Worthless is more or less a guide to choosing a university degree. It’s a fairly short book, but it goes through a lot of the considerations someone entering university should think about. It outlines which degrees are worthwhile; ie. the STEM fields (or at least most of them) and which you should avoid ie. the liberal arts. The book pulls know punches and presents the harsh reality of the current post-secondary education system. It’s an enjoyably written screed that presents the necessary information without having so much data it overwhelms the narrative.

The one criticism is that a lot  fair amount of the data was Minnesota specific. I don’t think national data would have changed the book much, but would have been somewhat more convincing.

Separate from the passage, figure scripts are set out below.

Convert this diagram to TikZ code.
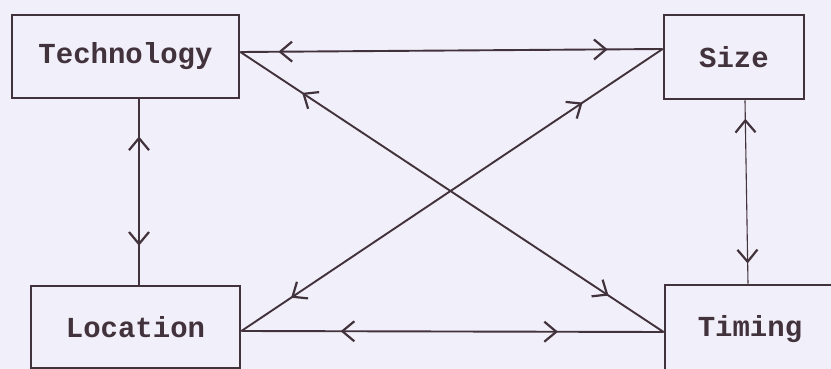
\documentclass[tikz,border=0pt]{standalone}
\usepackage{fontspec}
\setmonofont{Liberation Mono}
\usetikzlibrary{arrows.meta,decorations.markings}
\definecolor{ink}{RGB}{66,50,60}
\definecolor{paper}{RGB}{241,239,249}
\tikzset{
  box/.style={draw=ink, line width=2.8pt, rectangle, inner sep=0pt,
    font=\ttfamily\bfseries\fontsize{29}{29}\selectfont, text=ink},
  link/.style={draw=ink, line width=1.9pt},
  thinlink/.style={draw=ink, line width=1.1pt},
  twoway/.style 2 args={postaction={decorate}, decoration={markings,
    mark=at position #1 with {\arrowreversed[ink]{Straight Barb[length=12pt,width=20pt,line width=2.2pt]}},
    mark=at position #2 with {\arrow[ink]{Straight Barb[length=12pt,width=20pt,line width=2.2pt]}}}}
}
\begin{document}
\begin{tikzpicture}[x=1pt,y=-1pt]
\useasboundingbox (0,0) rectangle (831,369);
\fill[paper] (0,0) rectangle (831,369);
\clip (0,0) rectangle (831,369);
\node[box, minimum width=227pt, minimum height=83pt] (tech) at (125.5,56.5) {Technology};
\node[box, minimum width=140pt, minimum height=84pt] (size) at (734,57) {Size};
\node[box, minimum width=209pt, minimum height=82pt] (loc) at (135.5,327) {Location};
\node[box, minimum width=170pt, minimum height=88pt] (tim) at (750,329) {Timing};
% top horizontal
\draw[link, twoway={0.09}{0.87}] ([yshift=4.5pt]tech.east) -- ([yshift=8pt]size.west);
% bottom horizontal
\draw[link, twoway={0.235}{0.75}] ([yshift=-4pt]loc.east) -- ([yshift=-3pt]tim.west);
% diagonals
\draw[link, twoway={0.146}{0.87}] ([yshift=4.5pt]tech.east) -- ([yshift=-3pt]tim.west);
\draw[link, twoway={0.118}{0.81}] ([yshift=-4pt]loc.east) -- ([yshift=8pt]size.west);
% verticals
\draw[link, twoway={0.2}{0.79}] ([xshift=13.5pt]tech.south) -- ([xshift=3.5pt]loc.north);
\draw[thinlink, twoway={0.1}{0.89}] ([xshift=11pt]size.south) -- ([xshift=-2pt]tim.north);
\end{tikzpicture}
\end{document}
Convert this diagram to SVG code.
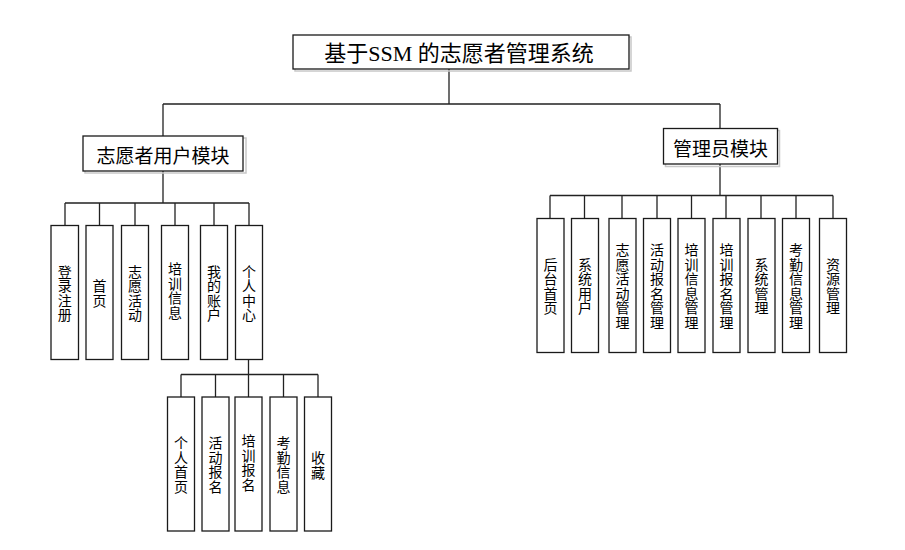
<svg xmlns="http://www.w3.org/2000/svg" width="905" height="550" viewBox="0 0 905 550">
<style>
.bg{fill:#fff}
.box{fill:#fff;stroke:#1a1a1a;stroke-width:1.3}
.shadow{fill:none;stroke:#c8c8c8;stroke-width:1.5}
.ln{stroke:#222;stroke-width:1.3;fill:none}
.t{font-family:"Noto Sans CJK SC","Noto Sans",sans-serif;fill:#000;text-anchor:middle;dominant-baseline:central}
.title{font-family:"Liberation Serif","Noto Sans CJK SC",serif;font-size:22px}
.mod{font-size:19px}
.leaf{font-size:14px}
</style>
<rect class="bg" x="0" y="0" width="905" height="550"/>
<g id="connectors">
<path class="ln" d="M449,69V104M163,104H720M163,104V136M720,104V128"/>
<path class="ln" d="M163,171V203M65,203H249M65,203V225M99.5,203V225M135,203V225M175,203V225M214,203V225M249,203V225"/>
<path class="ln" d="M720,164V195.5M550,195.5H833M550,195.5V218M584.5,195.5V218M622,195.5V218M657,195.5V218M691.5,195.5V218M726,195.5V218M761,195.5V218M796,195.5V218M833,195.5V218"/>
<path class="ln" d="M248.5,359V374.5M181,374.5H318M181,374.5V397M215.5,374.5V397M248.5,374.5V397M283.5,374.5V397M318,374.5V397"/>
</g>
<g id="root">
<rect class="shadow" x="295" y="37" width="336" height="34"/>
<rect class="box" x="293" y="35" width="336" height="34"/>
<text class="t title" x="459" y="53">基于SSM 的志愿者管理系统</text>
</g>
<g id="mod-user">
<rect class="shadow" x="85" y="138" width="161" height="35"/>
<rect class="box" x="83" y="136" width="160" height="35"/>
<text class="t mod" x="163" y="154">志愿者用户模块</text>
</g>
<g id="mod-admin">
<rect class="shadow" x="665.5" y="130.5" width="114" height="36"/>
<rect class="box" x="663.5" y="128.5" width="114" height="35.5"/>
<text class="t mod" x="720.5" y="147">管理员模块</text>
</g>
<g id="u1"><rect class="box" x="51" y="225.5" width="27.5" height="134"/><text class="t leaf" x="64.75" y="270.5"><tspan x="64.75" dy="0">登</tspan><tspan x="64.75" dy="14.5">录</tspan><tspan x="64.75" dy="14.5">注</tspan><tspan x="64.75" dy="14.5">册</tspan></text></g>
<g id="u2"><rect class="box" x="86" y="225.5" width="27" height="134"/><text class="t leaf" x="99.5" y="285"><tspan x="99.5" dy="0">首</tspan><tspan x="99.5" dy="14.5">页</tspan></text></g>
<g id="u3"><rect class="box" x="121.5" y="225.5" width="27" height="134"/><text class="t leaf" x="135" y="270.5"><tspan x="135" dy="0">志</tspan><tspan x="135" dy="14.5">愿</tspan><tspan x="135" dy="14.5">活</tspan><tspan x="135" dy="14.5">动</tspan></text></g>
<g id="u4"><rect class="box" x="161.5" y="225.5" width="27" height="134"/><text class="t leaf" x="175" y="268"><tspan x="175" dy="0">培</tspan><tspan x="175" dy="14.5">训</tspan><tspan x="175" dy="14.5">信</tspan><tspan x="175" dy="14.5">息</tspan></text></g>
<g id="u5"><rect class="box" x="200.5" y="225.5" width="27" height="134"/><text class="t leaf" x="214" y="270.5"><tspan x="214" dy="0">我</tspan><tspan x="214" dy="14.5">的</tspan><tspan x="214" dy="14.5">账</tspan><tspan x="214" dy="14.5">户</tspan></text></g>
<g id="u6"><rect class="box" x="235.5" y="225.5" width="27" height="134"/><text class="t leaf" x="249" y="270.5"><tspan x="249" dy="0">个</tspan><tspan x="249" dy="14.5">人</tspan><tspan x="249" dy="14.5">中</tspan><tspan x="249" dy="14.5">心</tspan></text></g>
<g id="p1"><rect class="box" x="167.5" y="397" width="27" height="134"/><text class="t leaf" x="181" y="442"><tspan x="181" dy="0">个</tspan><tspan x="181" dy="14.5">人</tspan><tspan x="181" dy="14.5">首</tspan><tspan x="181" dy="14.5">页</tspan></text></g>
<g id="p2"><rect class="box" x="202" y="397" width="27" height="134"/><text class="t leaf" x="215.5" y="442"><tspan x="215.5" dy="0">活</tspan><tspan x="215.5" dy="14.5">动</tspan><tspan x="215.5" dy="14.5">报</tspan><tspan x="215.5" dy="14.5">名</tspan></text></g>
<g id="p3"><rect class="box" x="235" y="397" width="27" height="134"/><text class="t leaf" x="248.5" y="440"><tspan x="248.5" dy="0">培</tspan><tspan x="248.5" dy="14.5">训</tspan><tspan x="248.5" dy="14.5">报</tspan><tspan x="248.5" dy="14.5">名</tspan></text></g>
<g id="p4"><rect class="box" x="270" y="397" width="27" height="134"/><text class="t leaf" x="283.5" y="442"><tspan x="283.5" dy="0">考</tspan><tspan x="283.5" dy="14.5">勤</tspan><tspan x="283.5" dy="14.5">信</tspan><tspan x="283.5" dy="14.5">息</tspan></text></g>
<g id="p5"><rect class="box" x="304.5" y="397" width="27" height="134"/><text class="t leaf" x="318" y="457"><tspan x="318" dy="0">收</tspan><tspan x="318" dy="14.5">藏</tspan></text></g>
<g id="a1"><rect class="box" x="537" y="218.5" width="27" height="134"/><text class="t leaf" x="550.5" y="263.5"><tspan x="550.5" dy="0">后</tspan><tspan x="550.5" dy="14.5">台</tspan><tspan x="550.5" dy="14.5">首</tspan><tspan x="550.5" dy="14.5">页</tspan></text></g>
<g id="a2"><rect class="box" x="571.5" y="218.5" width="27" height="134"/><text class="t leaf" x="585" y="263.5"><tspan x="585" dy="0">系</tspan><tspan x="585" dy="14.5">统</tspan><tspan x="585" dy="14.5">用</tspan><tspan x="585" dy="14.5">户</tspan></text></g>
<g id="a3"><rect class="box" x="609" y="218.5" width="27" height="134"/><text class="t leaf" x="622.5" y="249"><tspan x="622.5" dy="0">志</tspan><tspan x="622.5" dy="14.5">愿</tspan><tspan x="622.5" dy="14.5">活</tspan><tspan x="622.5" dy="14.5">动</tspan><tspan x="622.5" dy="14.5">管</tspan><tspan x="622.5" dy="14.5">理</tspan></text></g>
<g id="a4"><rect class="box" x="643.5" y="218.5" width="27" height="134"/><text class="t leaf" x="657" y="249"><tspan x="657" dy="0">活</tspan><tspan x="657" dy="14.5">动</tspan><tspan x="657" dy="14.5">报</tspan><tspan x="657" dy="14.5">名</tspan><tspan x="657" dy="14.5">管</tspan><tspan x="657" dy="14.5">理</tspan></text></g>
<g id="a5"><rect class="box" x="678" y="218.5" width="27" height="134"/><text class="t leaf" x="691.5" y="249"><tspan x="691.5" dy="0">培</tspan><tspan x="691.5" dy="14.5">训</tspan><tspan x="691.5" dy="14.5">信</tspan><tspan x="691.5" dy="14.5">息</tspan><tspan x="691.5" dy="14.5">管</tspan><tspan x="691.5" dy="14.5">理</tspan></text></g>
<g id="a6"><rect class="box" x="713" y="218.5" width="27" height="134"/><text class="t leaf" x="726.5" y="249"><tspan x="726.5" dy="0">培</tspan><tspan x="726.5" dy="14.5">训</tspan><tspan x="726.5" dy="14.5">报</tspan><tspan x="726.5" dy="14.5">名</tspan><tspan x="726.5" dy="14.5">管</tspan><tspan x="726.5" dy="14.5">理</tspan></text></g>
<g id="a7"><rect class="box" x="748" y="218.5" width="27" height="134"/><text class="t leaf" x="761.5" y="263.5"><tspan x="761.5" dy="0">系</tspan><tspan x="761.5" dy="14.5">统</tspan><tspan x="761.5" dy="14.5">管</tspan><tspan x="761.5" dy="14.5">理</tspan></text></g>
<g id="a8"><rect class="box" x="782.5" y="218.5" width="27" height="134"/><text class="t leaf" x="796" y="249"><tspan x="796" dy="0">考</tspan><tspan x="796" dy="14.5">勤</tspan><tspan x="796" dy="14.5">信</tspan><tspan x="796" dy="14.5">息</tspan><tspan x="796" dy="14.5">管</tspan><tspan x="796" dy="14.5">理</tspan></text></g>
<g id="a9"><rect class="box" x="819.5" y="218.5" width="27" height="134"/><text class="t leaf" x="833" y="263.5"><tspan x="833" dy="0">资</tspan><tspan x="833" dy="14.5">源</tspan><tspan x="833" dy="14.5">管</tspan><tspan x="833" dy="14.5">理</tspan></text></g>
</svg>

If you are thinking about university buy this book; if you have a loved one thinking about university, buy them this book. If neither applies to you, check it out if the subject matter interests you; it’s still a good read, but not essential.

Freedom Twenty-Five is essentially a short guide to red-pill living. If you’ve been around the manosphere for a while, you probably already know most of what is in the book. On the other hand, I’ve never seen anything else that collects and distills red pill thought in such a convenient matter. The information in there, while mostly basic red pill knowledge, covers information that would otherwise require reading hundreds of posts on dozens on blogs to acquire. The book reads well. The only complaint is that he has some braggadocio that can at is at times be tiring.  The book spoke to me because as I’ve mentioned I found a fair number of similarities between his life and mine prior to when he started his blog and quit his job. It prompted me to try the primal diet (I had known and read of it beforehand, but never tried to apply it). It was also a driver in me starting this blog to explore things for myself.

I heartily recommend the book, especially for those who are just starting to learn of the red pill. Even if you’re familiar with the manosphere, it’s a handy summary of knowledge.